In the future, Mozilla’s Firefox browser might look a bit more like Google Chrome.
That’s my main takeaway from a series of early mockups for future versions of Firefox. Designer Stephen Horlander shared the renderings on Mozilla’s website (via TechCrunch), with the disclaimer that they were created “for discussion purposes” and that some renderings may already be out of date.
But if this is the way Firefox is going, it’s hard to ignore the resemblance to Google’s browser. In many of the renderings, active tabs take on a curved shape, options have been relocated to the right side of the screen, and search and address bars have been merged into a single text field. (Microsoft’s Internet Explorer 9 uses a Chrome-like omnibar, making Firefox the last of the three biggest browsers to resist.)
That’s not to say everything in these renderings are Chrome rip-offs.

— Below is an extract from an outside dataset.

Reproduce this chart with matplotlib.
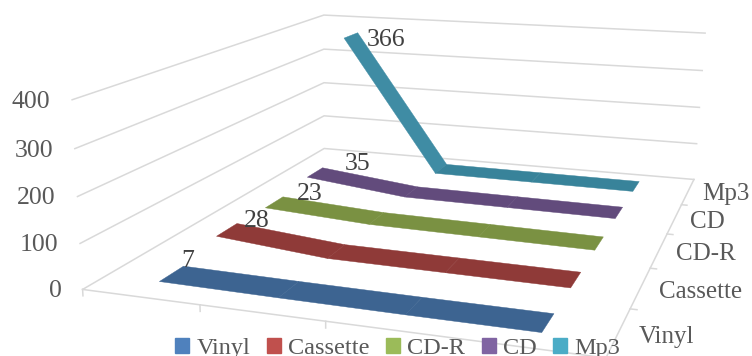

Mozilla is seen experimenting with a customizable “functionality” menu that uses big, bubbly icons to list popular commands such as “new window” and copy/paste along with apps and extensions. Inactive tabs blend into the background so it’s easier to tell which tab is currently open. And some of the mockups look more like Internet Explorer 9, with the URL bar and tabs squished onto a single line.
Over the last year or so, Mozilla has lost market share while Chrome has gained. While Firefox still has nearly double Chrome’s share worldwide, web metric firm Statcounter reported yesterday that Chrome has overtaken Firefox in the United Kingdom. As such, we’ve seen Mozilla take some drastic steps to spruce its browser, including a major redesign for Firefox 4 and a new development cycle that should result in faster implementation of new features. If the changes pictured here ever materialize, I’ll be interested to see how other browsers react and tweak their own interfaces.